Aren’t these approaches just as relevant with people of my own ethnic background? My race? My gender? My sexual orientation? Shouldn’t I be looking to elicit and build upon their wisdom as well?
And as consultants, why are we not asking how we can listen, be present, open, respectful, appreciative of the hardships and joys of our consulting clients? Why is it ok for consultants to assume they are smarter than the organizations who hire them, rather than helping to elicit the clients’ own wisdom, to guide them to their own success?
As spouses, as parents – is this not the way we want to be in our lives? Are the lessons of cultural competency not merely the lessons of living joyfully with others, period?

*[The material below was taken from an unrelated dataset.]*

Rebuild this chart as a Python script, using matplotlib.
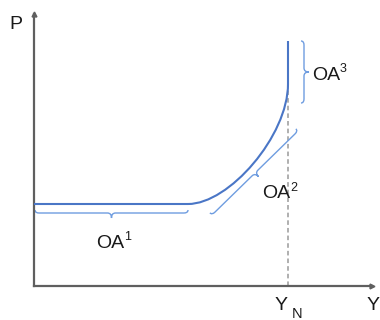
import numpy as np
import matplotlib
matplotlib.use("Agg")
import matplotlib.pyplot as plt
from matplotlib.path import Path
from matplotlib.patches import PathPatch

plt.rcParams['font.family'] = ['Liberation Sans', 'DejaVu Sans']

# Aggregate supply curve: flat segment, bend (cubic Bezier controls), vertical at Y_N
as_x = [0, 154, 195, 254, 254, 254]
as_p = [82, 82, 82, 150, 202, 245]
as_codes = [Path.MOVETO, Path.LINETO, Path.CURVE4, Path.CURVE4, Path.CURVE4, Path.LINETO]

# Potential output and the height of its guide line
y_n = 254
y_n_top = 203

# Brace spans (start point, end point); tip points to the right of travel direction
brace_names = ["1", "2", "3"]
brace_start = [(1, 73), (178, 71), (270, 183)]
brace_end = [(154, 73), (264, 155), (270, 245)]

CURVE_COLOR = "#4a76c6"
BRACE_COLOR = "#6f9de0"
AXIS_COLOR = "#5f5f5f"
TEXT_COLOR = "#1a1a1a"

fig = plt.figure(figsize=(3.8, 3.2), dpi=100)
ax = fig.add_axes([34 / 380, 34 / 320, 338 / 380, 272 / 320])
ax.set_xlim(0, 338)
ax.set_ylim(0, 272)

for s in ("top", "right"):
    ax.spines[s].set_visible(False)
for s in ("left", "bottom"):
    ax.spines[s].set_color(AXIS_COLOR)
    ax.spines[s].set_linewidth(1.6)
ax.set_xticks([])
ax.set_yticks([])
ax.plot(0, 272, marker="^", ms=3.5, color=AXIS_COLOR, clip_on=False)
ax.plot(338, 0, marker=">", ms=3.5, color=AXIS_COLOR, clip_on=False)

# Guide line at potential output
ax.plot([y_n, y_n], [0, y_n_top], ls=(0, (3, 2)), color="#9a9a9a", lw=1.1, zorder=1)

# Aggregate supply curve
curve = Path(list(zip(as_x, as_p)), as_codes)
ax.add_patch(PathPatch(curve, fill=False, edgecolor=CURVE_COLOR, lw=1.5,
                       capstyle="butt", zorder=3))


def brace(p0, p1, hook=3.0, rad=4.0, tip=5.0):
    p0 = np.asarray(p0, float)
    p1 = np.asarray(p1, float)
    L = np.linalg.norm(p1 - p0)
    d = (p1 - p0) / L
    n = np.array([d[1], -d[0]])
    m = L / 2
    local = [(0, -hook), (0, 0), (rad, 0), (m - rad, 0), (m, 0), (m, tip),
             (m, 0), (m + rad, 0), (L - rad, 0), (L, 0), (L, -hook)]
    codes = [Path.MOVETO, Path.CURVE3, Path.CURVE3, Path.LINETO, Path.CURVE3,
             Path.CURVE3, Path.CURVE3, Path.CURVE3, Path.LINETO, Path.CURVE3,
             Path.CURVE3]
    verts = [p0 + u * d + v * n for u, v in local]
    return Path(verts, codes)


for a, b in zip(brace_start, brace_end):
    ax.add_patch(PathPatch(brace(a, b), fill=False, edgecolor=BRACE_COLOR,
                           lw=1.0, zorder=2))

# Segment labels
label_pos = [(62.5, 38.5), (228.5, 88), (278.5, 205.5)]
sup_pos = [(90.5, 46), (256, 95), (306, 213.5)]
for name, (lx, ly), (sx, sy) in zip(brace_names, label_pos, sup_pos):
    ax.text(lx, ly, "OA", fontsize=14, color=TEXT_COLOR, ha="left", va="baseline")
    ax.text(sx, sy, name, fontsize=9, color=TEXT_COLOR, ha="left", va="baseline")

# Axis labels
ax.text(-25, 257, "P", fontsize=14, color=TEXT_COLOR, ha="left", va="baseline")
ax.text(333, -24, "Y", fontsize=14, color=TEXT_COLOR, ha="left", va="baseline")
ax.text(241, -24, "Y", fontsize=14, color=TEXT_COLOR, ha="left", va="baseline")
ax.text(258, -31.5, "N", fontsize=10.5, color=TEXT_COLOR, ha="left", va="baseline")

fig.savefig("out.png", dpi=100)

And I guess today, I am a bit more sensitive than I might otherwise be. Because today it is my cat who is trying desperately to share her being with me. It is my job to listen to her, to appreciate her joys and her hardships. It is my job to be present, open to where she is within her own tiny being right now. As she fades slowly, it is my job to elicit her wisdom, to help guide her to what will be best for her.
That is what we do when we love one another.
Which brings me back to my conversation with my friend Christine last night on Twitter. I had suggested to Christine that I prefer a spirit of compassion rather than dominion. That “dominion” and “dominant” appear to share a linguistic root, and that I consider compassion to be more “alongside each other” than “one above the other.”
“Does compassion still have room for hierarchy?” Christine wondered. And then she answered her own question: “Perhaps only love doesn’t.”
The greatest sages of all time, from Jesus to the Buddha to modern day rabbis, teachers and bodhisattvas – they all instruct us to love one another. Tonight I am taking that lesson from the tiny being who has slept curled up beside me for the past 16 years.
We make distinctions and create walls at our peril – between cultures, between consultants and clients, between parents and children, between us humans and the rest of our animal brethren.
“Hate never dispelled hate; only love dispells hate.” That is what the Buddha told us thousands of years ago. “Love one another” Jesus told us shortly thereafter.
And all this time later, regardless of the group or the individuals each of us encounters in our lives, I cannot think of a circumstance where that is not the very best advice we can give or receive.